Transcribe all of the material exactly. Any picture in it should be left out.

>>

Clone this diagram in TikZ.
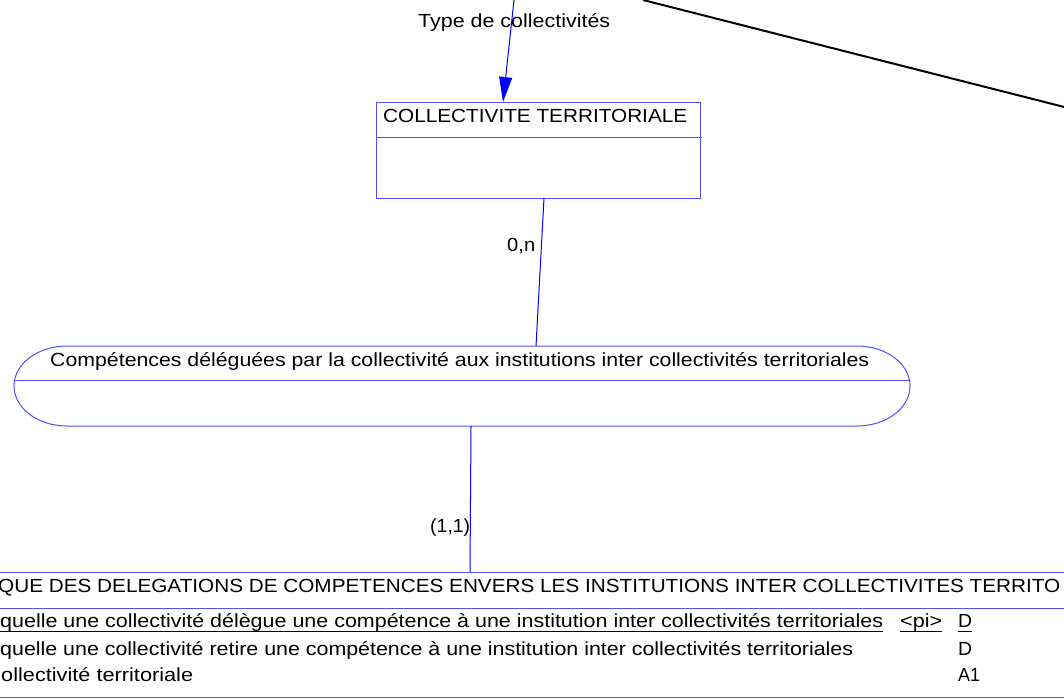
\documentclass[tikz,border=0pt]{standalone}
\usepackage{fontspec}
\setmainfont{Liberation Sans}
\usepackage{graphicx}
\usetikzlibrary{arrows.meta}
\definecolor{entblue}{RGB}{80,80,255}
\definecolor{conblue}{RGB}{0,0,255}
\newcommand\fitw[2]{\resizebox{#1pt}{\height}{#2}}
\begin{document}
\begin{tikzpicture}[x=1pt,y=-1pt,
  conn/.style={draw=conblue, line width=1pt},
  ent/.style={draw=entblue, line width=1pt},
  txt/.style={anchor=base west, inner sep=0pt, font=\fontsize{19}{19}\selectfont, text=black},
  rowtxt/.style={txt, font=\fontsize{19}{19}\selectfont},
  uline/.style={draw=black, line width=1pt}]
\useasboundingbox (0,0) rectangle (1064,698);
\clip (0,0) rectangle (1064,698);
\fill[white] (0,0) rectangle (1064,698);

% black line from top right
\coordinate (l1) at (643,0);
\coordinate (l2) at (1080,111);
\draw[line width=2pt] (l1) -- (l2);

% entity COLLECTIVITE TERRITORIALE
\node[ent, minimum width=324pt, minimum height=96pt, inner sep=0pt, anchor=north west] (ct) at (376,102) {};
\draw[ent] (376,137) -- (702,137);
\node[txt] (cttitle) at (383,122) {\fitw{304}{COLLECTIVITE TERRITORIALE}};

% type label and arrow
\node[txt] (typ) at (418,28) {\fitw{192}{Type de collectivités}};
\coordinate (src) at (514,0);
\coordinate (ctin) at (503,102);
\draw[conn, -{Triangle[length=25pt,width=13pt]}] (src) -- (ctin);

% association
\node[minimum width=896pt, minimum height=80pt, inner sep=0pt] (asso) at (462,386) {};
\draw[ent] (67,346) -- (857,346) arc[start angle=-90, end angle=90, x radius=53, y radius=40]
  -- (67,426) arc[start angle=90, end angle=270, x radius=53, y radius=40] -- cycle;
\draw[ent] (14.6,380) -- (909.4,380);
\node[txt] (assotitle) at (50,366) {\fitw{819}{Compétences déléguées par la collectivité aux institutions inter collectivités territoriales}};

% connector CT - association
\coordinate (ctout) at (544,198);
\coordinate (assoin) at (536,346);
\draw[conn] (ctout) -- (assoin);
\node[txt] (card1) at (507,251) {\fitw{28}{0,n}};

% bottom entity
\node[ent, minimum width=1090pt, minimum height=125pt, inner sep=0pt, anchor=north west] (hist) at (-13,572) {};
\draw[ent] (-13,608) -- (1077,608);
\node[txt] (histtitle) at (-2,592) {\fitw{1062}{QUE DES DELEGATIONS DE COMPETENCES ENVERS LES INSTITUTIONS INTER COLLECTIVITES TERRITO}};

% connector association - bottom entity
\coordinate (assoout) at (471,426);
\coordinate (histin) at (470,572);
\draw[conn] (assoout) -- (histin);
\node[txt] (card2) at (430,532) {\fitw{40}{(1,1)}};

% attribute rows
\node[rowtxt] (r1) at (0,627) {\fitw{883}{quelle une collectivité délègue une compétence à une institution inter collectivités territoriales}};
\node[rowtxt] (r1pi) at (900,627) {\fitw{42}{<pi>}};
\node[rowtxt] (r1t) at (958,627) {\fitw{14}{D}};
\draw[uline] (0,631.5) -- (883,631.5);
\draw[uline] (900,631.5) -- (942,631.5);
\draw[uline] (958,631.5) -- (972,631.5);
\node[rowtxt] (r2) at (0,655) {\fitw{853}{quelle une collectivité retire une compétence à une institution inter collectivités territoriales}};
\node[rowtxt] (r2t) at (958,655) {\fitw{14}{D}};
\node[rowtxt] (r3) at (1,681) {\fitw{192}{ollectivité territoriale}};
\node[rowtxt] (r3t) at (958,681) {\fitw{22}{A1}};
\end{tikzpicture}
\end{document}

<<

▸ Output below
Clone this diagram in TikZ.
\documentclass[tikz,border=0pt]{standalone}
\usepackage{fontspec}
\setmainfont{Liberation Sans}
\usepackage{graphicx}
\usetikzlibrary{arrows.meta}
\definecolor{entblue}{RGB}{80,80,255}
\definecolor{conblue}{RGB}{0,0,255}
\newcommand\fitw[2]{\resizebox{#1pt}{\height}{#2}}
\begin{document}
\begin{tikzpicture}[x=1pt,y=-1pt,
  conn/.style={draw=conblue, line width=1pt},
  ent/.style={draw=entblue, line width=1pt},
  txt/.style={anchor=base west, inner sep=0pt, font=\fontsize{19}{19}\selectfont, text=black},
  rowtxt/.style={txt, font=\fontsize{19}{19}\selectfont},
  uline/.style={draw=black, line width=1pt}]
\useasboundingbox (0,0) rectangle (1064,698);
\clip (0,0) rectangle (1064,698);
\fill[white] (0,0) rectangle (1064,698);

% black line from top right
\coordinate (l1) at (643,0);
\coordinate (l2) at (1080,111);
\draw[line width=2pt] (l1) -- (l2);

% entity COLLECTIVITE TERRITORIALE
\node[ent, minimum width=324pt, minimum height=96pt, inner sep=0pt, anchor=north west] (ct) at (376,102) {};
\draw[ent] (376,137) -- (702,137);
\node[txt] (cttitle) at (383,122) {\fitw{304}{COLLECTIVITE TERRITORIALE}};

% type label and arrow
\node[txt] (typ) at (418,28) {\fitw{192}{Type de collectivités}};
\coordinate (src) at (514,0);
\coordinate (ctin) at (503,102);
\draw[conn, -{Triangle[length=25pt,width=13pt]}] (src) -- (ctin);

% association
\node[minimum width=896pt, minimum height=80pt, inner sep=0pt] (asso) at (462,386) {};
\draw[ent] (67,346) -- (857,346) arc[start angle=-90, end angle=90, x radius=53, y radius=40]
  -- (67,426) arc[start angle=90, end angle=270, x radius=53, y radius=40] -- cycle;
\draw[ent] (14.6,380) -- (909.4,380);
\node[txt] (assotitle) at (50,366) {\fitw{819}{Compétences déléguées par la collectivité aux institutions inter collectivités territoriales}};

% connector CT - association
\coordinate (ctout) at (544,198);
\coordinate (assoin) at (536,346);
\draw[conn] (ctout) -- (assoin);
\node[txt] (card1) at (507,251) {\fitw{28}{0,n}};

% bottom entity
\node[ent, minimum width=1090pt, minimum height=125pt, inner sep=0pt, anchor=north west] (hist) at (-13,572) {};
\draw[ent] (-13,608) -- (1077,608);
\node[txt] (histtitle) at (-2,592) {\fitw{1062}{QUE DES DELEGATIONS DE COMPETENCES ENVERS LES INSTITUTIONS INTER COLLECTIVITES TERRITO}};

% connector association - bottom entity
\coordinate (assoout) at (471,426);
\coordinate (histin) at (470,572);
\draw[conn] (assoout) -- (histin);
\node[txt] (card2) at (430,532) {\fitw{40}{(1,1)}};

% attribute rows
\node[rowtxt] (r1) at (0,627) {\fitw{883}{quelle une collectivité délègue une compétence à une institution inter collectivités territoriales}};
\node[rowtxt] (r1pi) at (900,627) {\fitw{42}{<pi>}};
\node[rowtxt] (r1t) at (958,627) {\fitw{14}{D}};
\draw[uline] (0,631.5) -- (883,631.5);
\draw[uline] (900,631.5) -- (942,631.5);
\draw[uline] (958,631.5) -- (972,631.5);
\node[rowtxt] (r2) at (0,655) {\fitw{853}{quelle une collectivité retire une compétence à une institution inter collectivités territoriales}};
\node[rowtxt] (r2t) at (958,655) {\fitw{14}{D}};
\node[rowtxt] (r3) at (1,681) {\fitw{192}{ollectivité territoriale}};
\node[rowtxt] (r3t) at (958,681) {\fitw{22}{A1}};
\end{tikzpicture}
\end{document}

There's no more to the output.